1 Samuel 17:7
And the staff of his spear was like a weaver's beam; and his spear's head weighed six hundred shekels of iron: and one bearing a shield went before him.
And the staff of his spear was like a weaver's beam,.... The wooden part of it, held in the hand; this for thickness was like the beam in the weaver's loom, about which the warp, or else the web, is rolled; and it is conjectured that, in proportion to the stature of Goliath, his spear must be twenty six feet long, since Hector's in Homer {m} was eleven cubits, or sixteen feet and a half:
and his spear's head weighed six hundred shekels of iron; the iron part of the spear, the point of it, which has its name in Hebrew from a flame of fire, because when brandished it looks shining and flaming; and being the weight of six hundred shekels, amounted to eighteen pounds and three quarters of avoirdupois weight, and the whole spear is supposed to weigh thirty seven pounds and a half; and the whole of this man's armour is thought to weigh two hundred and seventy two pounds, thirteen ounces {n}; which was a prodigious weight for a man to carry, and go into battle with; and one may well wonder how he could be able with such a weight about him to move and lay about in an engagement; though this is nothing in comparison of the weight some men have carried.

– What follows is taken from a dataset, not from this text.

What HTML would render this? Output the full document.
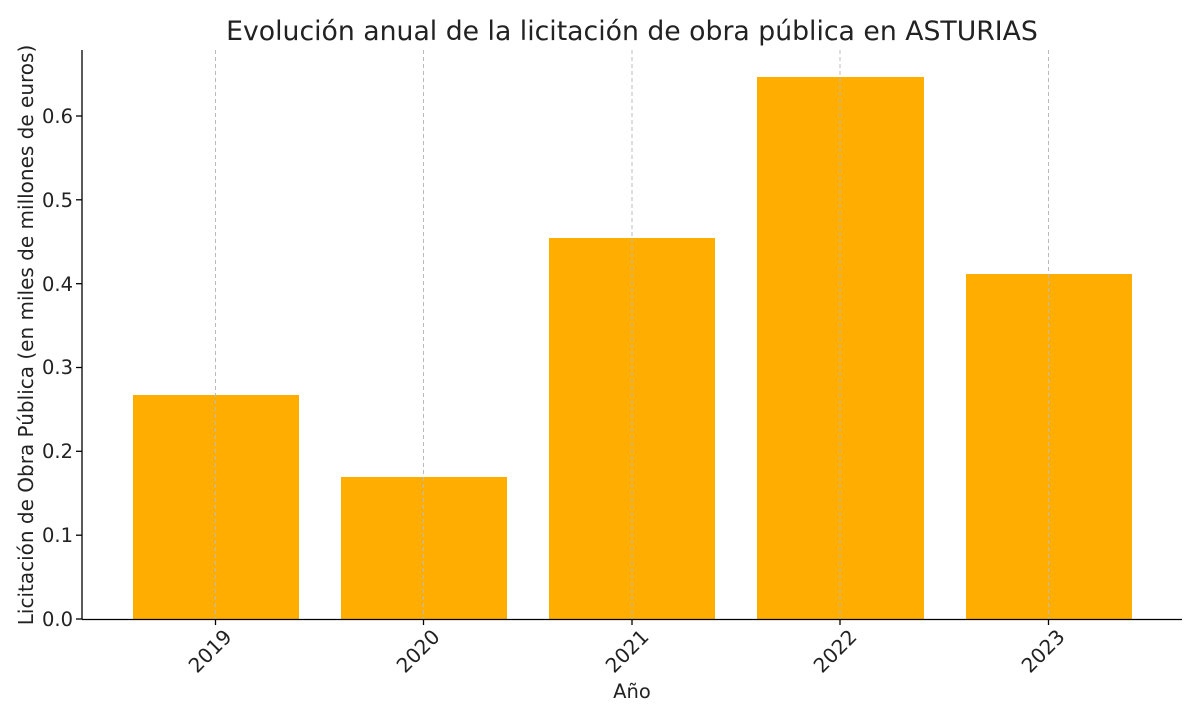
<!DOCTYPE html>
<html><head><meta charset="utf-8"><style>
html,body{margin:0;padding:0;background:#fff;}
svg text{font-family:"DejaVu Sans","Liberation Sans",sans-serif;fill:#222;}
</style></head><body>
<svg width="1200" height="720" viewBox="0 0 1200 720" xmlns="http://www.w3.org/2000/svg">
<rect width="1200" height="720" fill="#fff"/>
<text x="632" y="40" font-size="26.7" text-anchor="middle" fill="#333">Evolución anual de la licitación de obra pública en ASTURIAS</text>
<g fill="#FFAE00">
<rect x="133" y="395" width="166" height="224"/>
<rect x="341" y="477" width="166" height="142"/>
<rect x="549" y="238" width="166" height="381"/>
<rect x="757" y="77" width="167" height="542"/>
<rect x="966" y="274" width="166" height="345"/>
</g>
<g stroke="#bbb" stroke-width="1" stroke-dasharray="4,3">
<line x1="215.5" y1="50" x2="215.5" y2="619"/>
<line x1="423.5" y1="50" x2="423.5" y2="619"/>
<line x1="632" y1="50" x2="632" y2="619"/>
<line x1="840" y1="50" x2="840" y2="619"/>
<line x1="1048.5" y1="50" x2="1048.5" y2="619"/>
</g>
<g stroke="#000" stroke-width="1.3">
<line x1="82" y1="50" x2="82" y2="619.5"/>
<line x1="82" y1="619.5" x2="1182" y2="619.5"/>
<line x1="76" y1="619" x2="82" y2="619"/>
<line x1="76" y1="535.2" x2="82" y2="535.2"/>
<line x1="76" y1="451.3" x2="82" y2="451.3"/>
<line x1="76" y1="367.5" x2="82" y2="367.5"/>
<line x1="76" y1="283.7" x2="82" y2="283.7"/>
<line x1="76" y1="199.8" x2="82" y2="199.8"/>
<line x1="76" y1="116" x2="82" y2="116"/>
<line x1="215.5" y1="619" x2="215.5" y2="625"/>
<line x1="423.5" y1="619" x2="423.5" y2="625"/>
<line x1="632" y1="619" x2="632" y2="625"/>
<line x1="840" y1="619" x2="840" y2="625"/>
<line x1="1048.5" y1="619" x2="1048.5" y2="625"/>
</g>
<g font-size="19.5" text-anchor="end">
<text x="73" y="626">0.0</text>
<text x="73" y="542">0.1</text>
<text x="73" y="458">0.2</text>
<text x="73" y="374">0.3</text>
<text x="73" y="291">0.4</text>
<text x="73" y="207">0.5</text>
<text x="73" y="123">0.6</text>
</g>
<g font-size="20" text-anchor="end">
<text transform="translate(233,638) rotate(-45)">2019</text>
<text transform="translate(441,638) rotate(-45)">2020</text>
<text transform="translate(650,638) rotate(-45)">2021</text>
<text transform="translate(858,638) rotate(-45)">2022</text>
<text transform="translate(1066,638) rotate(-45)">2023</text>
</g>
<text x="632" y="698" font-size="19.5" text-anchor="middle">Año</text>
<text transform="translate(33,335) rotate(-90)" font-size="20" text-anchor="middle">Licitación de Obra Pública (en miles de millones de euros)</text>
</svg>
</body></html>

Pliny {o} tells us that he saw one Athanatus come into the theatre clothed with a leaden breastplate of five hundred pounds weight, and shod with buskins of the same weight:
and one bearing a shield went before him; which when engaged in battle he held in his own hand, and his sword in the other; the former was reckoned at thirty pounds, and the latter at four pounds, one ounce; though one would think he had no occasion for a shield, being so well covered with armour all over; so that the carrying of it before him might be only a matter of form and state. His spear is the only piece of armour that was of iron, all the rest were of brass; and Hesiod {p}, writing of the brazen age, says, their arms and their houses were all of brass, for then there was no iron; and so Lucretius {q} affirms that the use of brass was before iron; but both are mentioned together, See Gill on "Genesis 4:22", hence Mars is called calceov arhv {r}.
{m} Iliad. 18.
{n} Hostius, ut supra.
{o} Nat. Hist. l. 7. c. 20.
{p} Opera & Dies, l. 1. ver. 147, 148.
{q} "De rerum natura". l. 5. & "prior aeris erat", &c.
{r} Homer. Iliad. 5. ver. 704, 859, 864. Pindar. Olymp. Ode 10.